I was invited to the Garrick Club in London steps away from Leicester Sq. in the theatre district. This is the Club of theatre people and it is also one of the most prestigious Clubs in London. The walls are covered with portrait paintings of famous actors and countless mementos which belonged to all these great theatre people. An old fashion club with lots of sterling silverware, leather chairs and the air of exclusivity. Only men can be members at the Garrick Club though women can come as guests. Exactly what a men's club should be. Even the toilets are in the old style with soaps and cologne, clothes brushes and fresh towels, a wonderful place.
The bar prepares perfect cocktails and one only needs to ring the bell for the waiter to come and refresh drinks. It is as if time stood still, it has a large variety of wines and champagnes, the way bars use to be.

The Club is named after David Garrick (1717-1779) the most famous actor of 18 century England. His father had immigrated to England from France and the family name was originally Garrigue.  Garrick became director of the Drury Lane Theatre in 1749 and remained there for 30 years. He is buried in Westminster Abbey in the Poets corner. There are so many famous actors names associated with this Club that your head is spinning a real who's who.

To become a member one must be proposed by other members and it can take up to 7 years. The selection is said to be done on the basis that '' It would be better that ten unobjectionable men should be excluded than one terrible bore should be admitted''  

When you enter you see the porter first who will greet you, if you go up the great staircase to the bar you will be greeted by the barman and the waiter. All the staff know the members and in turn the members know the staff. Once you have entered the portico of this great club you have passed the threshold into a world of old charm, traditions and civility.

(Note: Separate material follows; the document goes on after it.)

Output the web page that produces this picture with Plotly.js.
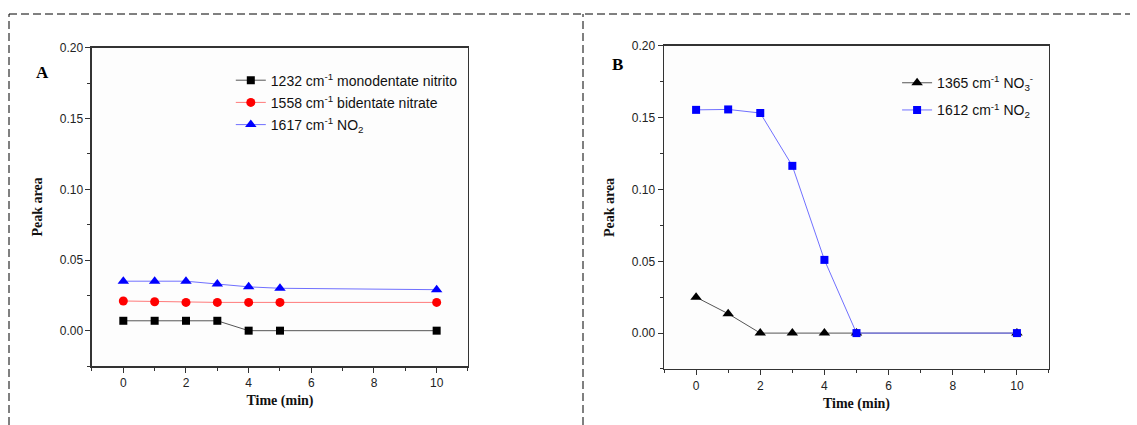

Earlier I went to see the private house of Frederic Lord Leighton at 12 Holland Park Rd. he was the most famous artist of his day very much into the Arts and Crafts movement. He died in 1896 and the house is a reflection of a man of taste in late Victorian era. A real gem of a place and well worth a visit. Born into a wealthy family, his father was a physician to Queen Victoria and his grandfather had been a Court physician to the Tsar of Russia. Leighton was an intimate of the British Royal Family. This meant that he could devote his life to painting and traveling. The became the President of the Royal Academy of Arts in London and upon his death the house and contents were put up for sale, Leighton had promised a sum of money to the Academy but it was not readily available. So though the house is quite large, it only has one bedroom and could not be sold. The contents paintings and furnishing were dispersed at auction by Christie's. However in the last 100 years much of it has been given back to the museum or bought back and you can now see what the house was like when Leighton lived there.

Though is style of painting today may seem passé it is still beautiful and gives us, moderns, a glimpse into another world and how people lived. He has his mausoleum in St-Paul Cathedral next to General Gordon of Khartoum.